— start —

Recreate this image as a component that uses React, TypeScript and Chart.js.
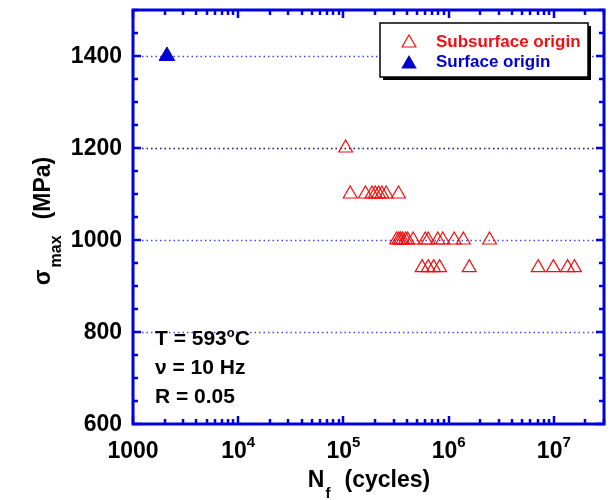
import React, { useEffect, useRef } from "react";
import { Chart, registerables } from "chart.js";

Chart.register(...registerables);

// ---------------- data ----------------
const subsurfaceCycles = [
  1.05e5,
  1.16e5, 1.62e5, 1.87e5, 2.01e5, 2.16e5, 2.32e5, 2.55e5, 3.34e5,
  3.2e5, 3.36e5, 3.5e5, 3.66e5, 3.9e5, 4.08e5, 4.6e5, 6.0e5, 6.4e5, 7.9e5, 8.8e5, 1.13e6, 1.38e6, 2.45e6,
  5.6e5, 6.4e5, 7.2e5, 8.2e5, 1.57e6, 7.1e6, 9.9e6, 1.35e7, 1.57e7,
];
const subsurfaceStress = [
  1200,
  1100, 1100, 1100, 1100, 1100, 1100, 1100, 1100,
  1000, 1000, 1000, 1000, 1000, 1000, 1000, 1000, 1000, 1000, 1000, 1000, 1000, 1000,
  940, 940, 940, 940, 940, 940, 940, 940, 940,
];
const surfaceCycles = [2.1e3];
const surfaceStress = [1400];
const seriesLabels = ["Subsurface origin", "Surface origin"];

const xMin = 1000;
const xMax = 3e7;
const yMin = 600;
const yMax = 1500;
const yTickValues = [600, 800, 1000, 1200, 1400];
const yTickLabels = ["600", "800", "1000", "1200", "1400"];
const yMinorStep = 50;
const xTickValues = [1e3, 1e4, 1e5, 1e6, 1e7];
const xTickBases = ["1000", "10", "10", "10", "10"];
const xTickExps = ["", "4", "5", "6", "7"];
const gridValues = [800, 1000, 1200, 1400];
const conditionLines = [
  [{ t: "T = 593" }, { t: "o", sup: true }, { t: "C" }],
  [{ t: "\u03bd = 10 Hz" }],
  [{ t: "R = 0.05" }],
];

// ---------------- styles ----------------
const FONT = '"Liberation Sans", Arial, Helvetica, sans-serif';
const AXIS_BLUE = "#0000dd";
const RED = "#ee1111";
const BLUE = "#0000cc";

function tri(ctx: CanvasRenderingContext2D, x: number, y: number, r: number) {
  ctx.beginPath();
  ctx.moveTo(x, y - r);
  ctx.lineTo(x + r * 0.8660254, y + r * 0.5);
  ctx.lineTo(x - r * 0.8660254, y + r * 0.5);
  ctx.closePath();
}

const decorPlugin = {
  id: "decor",
  beforeDatasetsDraw(chart: any) {
    const { ctx, chartArea: a, scales } = chart;
    const y = scales.y;
    ctx.save();
    ctx.lineWidth = 1.3;
    ctx.setLineDash([1.5, 3]);
    gridValues.forEach((v) => {
      const py = Math.round(y.getPixelForValue(v)) + 0.5;
      ctx.strokeStyle = v === 1200 ? "#141468" : "#4646e2";
      ctx.beginPath();
      ctx.moveTo(a.left, py);
      ctx.lineTo(a.right, py);
      ctx.stroke();
    });
    ctx.restore();
  },
  afterDatasetsDraw(chart: any) {
    const { ctx, chartArea: a, scales } = chart;
    const x = scales.x;
    const y = scales.y;
    ctx.save();

    // frame
    ctx.strokeStyle = AXIS_BLUE;
    ctx.lineWidth = 3;
    ctx.strokeRect(a.left, a.top, a.right - a.left, a.bottom - a.top);

    // ticks (inward)
    const line = (x1: number, y1: number, x2: number, y2: number) => {
      ctx.beginPath();
      ctx.moveTo(x1, y1);
      ctx.lineTo(x2, y2);
      ctx.stroke();
    };
    ctx.lineWidth = 2.5;
    const majorLen = 8;
    const minorLen = 5;
    for (let v = yMin; v <= yMax; v += yMinorStep) {
      const py = Math.round(y.getPixelForValue(v));
      const len = yTickValues.includes(v) ? majorLen : minorLen;
      line(a.left, py, a.left + len, py);
      line(a.right, py, a.right - len, py);
    }
    for (let e = 3; e <= 7; e++) {
      for (let m = 1; m <= 9; m++) {
        const v = m * Math.pow(10, e);
        if (v < xMin || v > xMax) continue;
        const px = Math.round(x.getPixelForValue(v));
        const len = m === 1 ? majorLen : minorLen;
        line(px, a.bottom, px, a.bottom - len);
        line(px, a.top, px, a.top + len);
      }
    }

    // y tick labels
    ctx.fillStyle = "#000";
    ctx.font = `bold 23px ${FONT}`;
    ctx.textAlign = "right";
    ctx.textBaseline = "alphabetic";
    yTickValues.forEach((v, i) => {
      const py = y.getPixelForValue(v);
      ctx.fillText(yTickLabels[i], a.left - 11, py + 7);
    });

    // x tick labels
    ctx.textAlign = "left";
    xTickValues.forEach((v, i) => {
      const px = x.getPixelForValue(v);
      ctx.font = `bold 23px ${FONT}`;
      const wb = ctx.measureText(xTickBases[i]).width;
      ctx.font = `bold 15px ${FONT}`;
      const we = xTickExps[i] ? ctx.measureText(xTickExps[i]).width : 0;
      const start = px - (wb + we) / 2;
      ctx.font = `bold 23px ${FONT}`;
      ctx.fillText(xTickBases[i], start, a.bottom + 34);
      if (xTickExps[i]) {
        ctx.font = `bold 15px ${FONT}`;
        ctx.fillText(xTickExps[i], start + wb, a.bottom + 23);
      }
    });

    // x title: N_f (cycles)
    {
      const cx = (a.left + a.right) / 2;
      ctx.font = `bold 23px ${FONT}`;
      const wN = ctx.measureText("N").width;
      const wRest = ctx.measureText("(cycles)").width;
      ctx.font = `bold 15px ${FONT}`;
      const wf = ctx.measureText("f").width;
      const gap = 14;
      const total = wN + wf + gap + wRest;
      let sx = cx - total / 2;
      const base = a.bottom + 63;
      ctx.font = `bold 23px ${FONT}`;
      ctx.fillText("N", sx, base);
      sx += wN + 1;
      ctx.font = `bold 15px ${FONT}`;
      ctx.fillText("f", sx, base + 11);
      sx += wf + gap;
      ctx.font = `bold 23px ${FONT}`;
      ctx.fillText("(cycles)", sx, base);
    }

    // y title: sigma_max (MPa)
    {
      ctx.save();
      ctx.translate(50, 0);
      ctx.rotate(-Math.PI / 2);
      ctx.font = `bold 23px ${FONT}`;
      const wS = ctx.measureText("\u03c3").width;
      const wM = ctx.measureText("(MPa)").width;
      ctx.font = `bold 16px ${FONT}`;
      const wSub = ctx.measureText("max").width;
      const gap = 16;
      const total = wS + 2 + wSub + gap + wM;
      const cy = 221;
      let lx = -(cy + total / 2);
      ctx.font = `bold 23px ${FONT}`;
      ctx.fillText("\u03c3", lx, 0);
      lx += wS + 2;
      ctx.font = `bold 16px ${FONT}`;
      ctx.fillText("max", lx, 11);
      lx += wSub + gap;
      ctx.font = `bold 23px ${FONT}`;
      ctx.fillText("(MPa)", lx, 0);
      ctx.restore();
    }

    // conditions text
    conditionLines.forEach((segs, i) => {
      let sx = a.left + 22;
      const base = 345 + i * 29;
      segs.forEach((s: any) => {
        if (s.sup) {
          ctx.font = `bold 13px ${FONT}`;
          ctx.fillText(s.t, sx, base - 8);
        } else {
          ctx.font = `bold 21px ${FONT}`;
          ctx.fillText(s.t, sx, base);
        }
        sx += ctx.measureText(s.t).width;
      });
    });

    // legend box
    {
      const bx = 380, by = 23, bw = 208, bh = 54;
      ctx.fillStyle = "#000";
      ctx.fillRect(bx + 3, by + 3, bw, bh);
      ctx.fillStyle = "#fff";
      ctx.fillRect(bx, by, bw, bh);
      ctx.strokeStyle = "#000";
      ctx.lineWidth = 1.5;
      ctx.strokeRect(bx, by, bw, bh);

      const ds = chart.data.datasets;
      // subsurface
      tri(ctx, 409, 43, 8);
      ctx.strokeStyle = ds[0].borderColor;
      ctx.lineWidth = 1.2;
      ctx.stroke();
      // surface
      tri(ctx, 409, 64, 9);
      ctx.fillStyle = ds[1].backgroundColor;
      ctx.fill();

      ctx.font = `bold 17px ${FONT}`;
      ctx.textAlign = "left";
      ctx.fillStyle = RED;
      ctx.fillText(ds[0].label, 436, 47);
      ctx.fillStyle = BLUE;
      ctx.fillText(ds[1].label, 436, 67);
    }

    ctx.restore();
  },
};

export default function App() {
  const canvasRef = useRef<HTMLCanvasElement | null>(null);

  useEffect(() => {
    if (!canvasRef.current) return;
    const chart = new Chart(canvasRef.current, {
      type: "scatter",
      data: {
        datasets: [
          {
            label: seriesLabels[0],
            data: subsurfaceCycles.map((c, i) => ({ x: c, y: subsurfaceStress[i] })),
            pointStyle: "triangle",
            pointRadius: 8,
            borderColor: RED,
            backgroundColor: "rgba(0,0,0,0)",
            borderWidth: 1.2,
          },
          {
            label: seriesLabels[1],
            data: surfaceCycles.map((c, i) => ({ x: c, y: surfaceStress[i] })),
            pointStyle: "triangle",
            pointRadius: 9,
            borderColor: BLUE,
            backgroundColor: BLUE,
            borderWidth: 1,
          },
        ],
      },
      options: {
        animation: false,
        responsive: false,
        devicePixelRatio: 1,
        layout: { padding: { left: 133, right: 5, top: 8, bottom: 76 } },
        scales: {
          x: { type: "logarithmic", min: xMin, max: xMax, display: false },
          y: { type: "linear", min: yMin, max: yMax, display: false },
        },
        plugins: {
          legend: { display: false },
          tooltip: { enabled: false },
        },
      },
      plugins: [decorPlugin],
    });
    return () => chart.destroy();
  }, []);

  return (
    <div style={{ position: "absolute", left: 0, top: 0, width: 614, height: 500, background: "#fff" }}>
      <canvas ref={canvasRef} width={614} height={500} />
    </div>
  );
}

— end —

• WORK REQUIRED
Copy nothing but the lines from the top of the data down to the line containing "Chart.register(...registerables);", and leave the pictures out.

• ANSWER IN FULL
Recreate this image as a component that uses React, TypeScript and Chart.js.
import React, { useEffect, useRef } from "react";
import { Chart, registerables } from "chart.js";

Chart.register(...registerables);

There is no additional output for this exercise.